# Rooted, now unstable and malfunctioning



## disturbedfuel15 (Oct 8, 2012)

So I decided to root my stratosphere and flash it with a custom ROM to reap the carious benefits. Before I get in to the problem, I would like to say that I've done hours of searching and my problem seems to be unique. I have used every rooting method I could find, and I have used every kernel and ROM I could find in hopes of one solving my problem. Obviously my efforts were to no avail. On to the problem!

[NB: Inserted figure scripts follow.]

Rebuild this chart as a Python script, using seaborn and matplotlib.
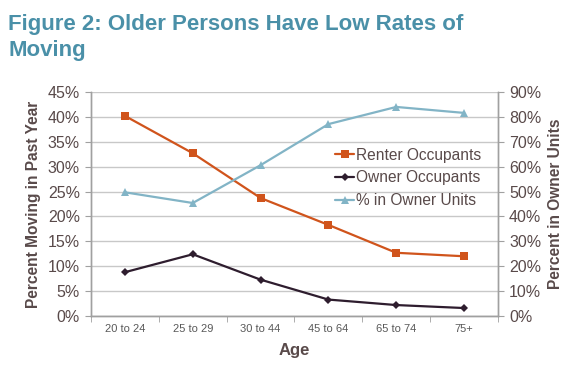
import matplotlib
matplotlib.use("Agg")
import matplotlib.pyplot as plt
import seaborn as sns
import pandas as pd
import numpy as np

ages = ["20 to 24", "25 to 29", "30 to 44", "45 to 64", "65 to 74", "75+"]
renter = [40.2, 32.7, 23.7, 18.3, 12.7, 12.0]
owner = [8.8, 12.4, 7.3, 3.3, 2.2, 1.6]
owner_units = [49.7, 45.4, 60.6, 77.1, 84.0, 81.6]
left_ticks = [0, 5, 10, 15, 20, 25, 30, 35, 40, 45]
right_ticks = [0, 10, 20, 30, 40, 50, 60, 70, 80, 90]

sns.set_style("white")
plt.rcParams['font.family'] = ['Liberation Sans', 'DejaVu Sans']

df = pd.DataFrame({"pos": np.arange(len(ages)), "age": ages,
                   "renter": renter, "owner": owner, "units": owner_units})

fig = plt.figure(figsize=(5.76, 3.67), dpi=100)
ax = fig.add_axes([91/576, 1-316/367, (498-91)/576, (316-92)/367])
ax2 = ax.twinx()

c_r = "#D0541C"
c_o = "#2E1D2E"
c_u = "#82B4C6"
grid_c = "#C8C8C8"
txt_c = "#594A4A"

sns.lineplot(data=df, x="pos", y="renter", ax=ax, color=c_r, marker="s",
             markersize=6, markeredgewidth=0, linewidth=1.6, label="Renter Occupants")
sns.lineplot(data=df, x="pos", y="owner", ax=ax, color=c_o, marker="D",
             markersize=4, markeredgewidth=0, linewidth=1.6, label="Owner Occupants")
sns.lineplot(data=df, x="pos", y="units", ax=ax2, color=c_u, marker="^",
             markersize=6, markeredgewidth=0, linewidth=1.6, label="% in Owner Units")

ax.set_xlim(-0.5, len(ages) - 0.5)
ax.set_ylim(0, 45)
ax2.set_ylim(0, 90)
ax.set_yticks(left_ticks)
ax.set_yticklabels([f"{t}%" for t in left_ticks], color=txt_c, fontsize=11.5)
ax2.set_yticks(right_ticks)
ax2.set_yticklabels([f"{t}%" for t in right_ticks], color=txt_c, fontsize=11.5)
ax.set_xticks(df["pos"])
ax.set_xticklabels(ages, fontsize=8, color="#595959")
ax.set_xticks(np.arange(-0.5, len(ages), 1.0), minor=True)
ax.tick_params(axis="x", which="major", length=0, pad=6)
ax.tick_params(axis="x", which="minor", length=4, color="#A0A0A0", direction="out")
ax.tick_params(axis="y", length=4, color="#A0A0A0", direction="out", pad=4)
ax2.tick_params(axis="y", length=4, color="#A0A0A0", direction="out", pad=4)
ax.xaxis.set_ticks_position("bottom")
ax.yaxis.set_ticks_position("left")
ax2.yaxis.set_ticks_position("right")

ax.grid(axis="y", color=grid_c, linewidth=1)
ax.set_axisbelow(True)
for a in (ax, ax2):
    a.spines["top"].set_visible(False)
    for s in ("left", "right", "bottom"):
        a.spines[s].set_color("#A0A0A0")
        a.spines[s].set_linewidth(1)

ax.set_xlabel("Age", fontsize=12, fontweight="bold", color=txt_c, labelpad=6)
ax.set_ylabel("Percent Moving in Past Year", fontsize=11.2, fontweight="bold", color=txt_c, labelpad=5)
ax2.set_ylabel("Percent in Owner Units", fontsize=11.2, fontweight="bold", color=txt_c, labelpad=5)

h1, l1 = ax.get_legend_handles_labels()
h2, l2 = ax2.get_legend_handles_labels()
if ax2.get_legend():
    ax2.get_legend().remove()
ax.legend(h1 + h2, l1 + l2, loc="upper left", bbox_to_anchor=(0.585, 0.78),
          frameon=False, fontsize=11.2, handlelength=1.2, handletextpad=0.12,
          labelspacing=0.5, labelcolor=txt_c, borderaxespad=0)

fig.text(8/576, 1-14/367, "Figure 2: Older Persons Have Low Rates of\nMoving",
         fontsize=16, fontweight="bold", color="#4A90A8", va="top", ha="left",
         linespacing=1.3)

fig.savefig("out.png", dpi=100)
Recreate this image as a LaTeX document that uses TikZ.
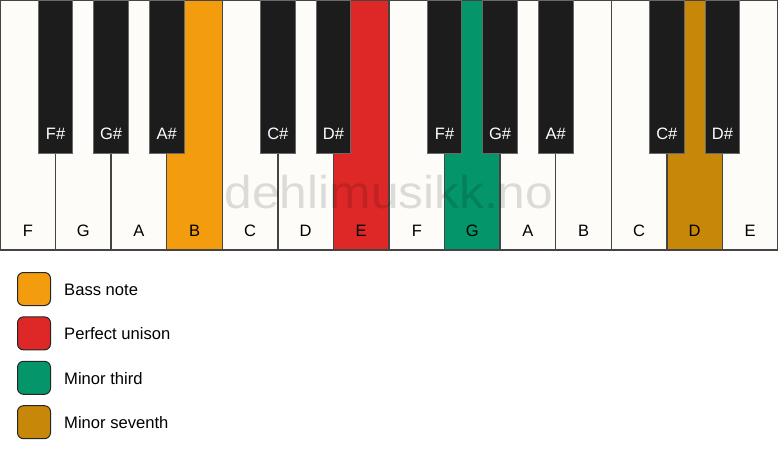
\documentclass[tikz,border=0pt]{standalone}
\usepackage{fontspec}
\setmainfont{Liberation Sans}
\definecolor{keywhite}{HTML}{FDFCF9}
\definecolor{keyblack}{HTML}{1C1C1C}
\definecolor{keyedge}{HTML}{444444}
\definecolor{cbass}{HTML}{F39C0E}
\definecolor{cunison}{HTML}{DE2828}
\definecolor{cthird}{HTML}{04956A}
\definecolor{cseventh}{HTML}{C7880A}
\tikzset{
  whitekey/.style={draw=keyedge, line width=1.3pt, fill=keywhite, minimum width=55.57pt, minimum height=250pt, inner sep=0pt, outer sep=0pt, anchor=north west},
  blackkey/.style={draw=keyedge!80, line width=0.8pt, fill=keyblack, minimum width=34.5pt, minimum height=153pt, inner sep=0pt, outer sep=0pt, anchor=north},
  wlabel/.style={font=\fontsize{16.5}{18}\selectfont, text=black, anchor=base},
  blabel/.style={font=\fontsize{16.5}{18}\selectfont, text=white, anchor=base},
  legbox/.style={draw=black!85, line width=1pt, rounded corners=6pt, minimum width=33pt, minimum height=33pt, inner sep=0pt, anchor=north west},
  legtext/.style={font=\fontsize{16.6}{18}\selectfont, anchor=west, inner sep=0pt},
}
\begin{document}
\begin{tikzpicture}[x=1pt,y=-1pt]
\useasboundingbox (0,0) rectangle (778,461);
\fill[white] (0,0) rectangle (778,461);
% white keys
\foreach \n/\lab/\col [count=\i from 0] in {w1/F/keywhite,w2/G/keywhite,w3/A/keywhite,w4/B/cbass,w5/C/keywhite,w6/D/keywhite,w7/E/cunison,w8/F/keywhite,w9/G/cthird,w10/A/keywhite,w11/B/keywhite,w12/C/keywhite,w13/D/cseventh,w14/E/keywhite}{
  \node[whitekey, fill=\col] (\n) at (\i*55.57,0) {};
  \node[wlabel] (\n l) at (\i*55.57+27.8,236) {\lab};
}
% watermark
\node[font=\fontsize{46}{50}\selectfont, text=black, opacity=0.13, anchor=base, inner sep=0pt] (wm) at (389,208) {\scalebox{1.08}[1]{dehlimusikk.no}};
% black keys
\foreach \n/\lab/\i in {b1/F\#/1,b2/G\#/2,b3/A\#/3,b4/C\#/5,b5/D\#/6,b6/F\#/8,b7/G\#/9,b8/A\#/10,b9/C\#/12,b10/D\#/13}{
  \node[blackkey] (\n) at (\i*55.57,0) {};
  \node[blabel] (\n l) at (\i*55.57,139) {\lab};
}
% legend
\foreach \n/\col/\txt/\y in {l1/cbass/Bass note/272,l2/cunison/Perfect unison/316.4,l3/cthird/Minor third/360.8,l4/cseventh/Minor seventh/405.2}{
  \node[legbox, fill=\col] (\n) at (17,\y) {};
  \node[legtext] (\n t) at (64,\y+17.5) {\txt};
}
\end{tikzpicture}
\end{document}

Currently I have my phone rooted using the EI2TweakStockKernel and the Tweaked2.2EI20711 ROM. It boots up with the yellow logo like it's supposed to and I have all the cool customization options, etc.. Here's the catch: Superuser does not track the "rooted" apps I try to download and it freezes (have to hold the power button down and reset the phone) at "gaining root access..." when I try to update it. If I try to run busybox at all, it comes up with an error and freezes in the same way, where I have to hold down the power button and restart. I tried rootchecker, and it says "please wait for root check to complete. System appears to be running very slow," followed by the same freeze as the other two. I tried using "setCPU" to adjust the governor and it froze in the same fashion. Something is obviously not right, and I am far from knowledgeable on what to do, as this is my first time diving in to "rooting." Trust me when I say I am fairly technologically inclined, so I did follow the guides step by step without a hitch. Any help is appreciated as I'm at my whits end here  Thanks!


----------



## dwitherell (Jul 23, 2011)

Flash *this* in CWM recovery - make sure you mount /system first. That ought to help the superuser issues.


----------



## Crystawth (May 9, 2012)

dwitherell said:


> Flash *this* in CWM recovery - make sure you mount /system first. That ought to help the superuser issues.


..

I added your link in my guide thread. =)


----------



## disturbedfuel15 (Oct 8, 2012)

Well I'll be. Your link seemed to have fixed the problem completely! Thank you very much for your help!


----------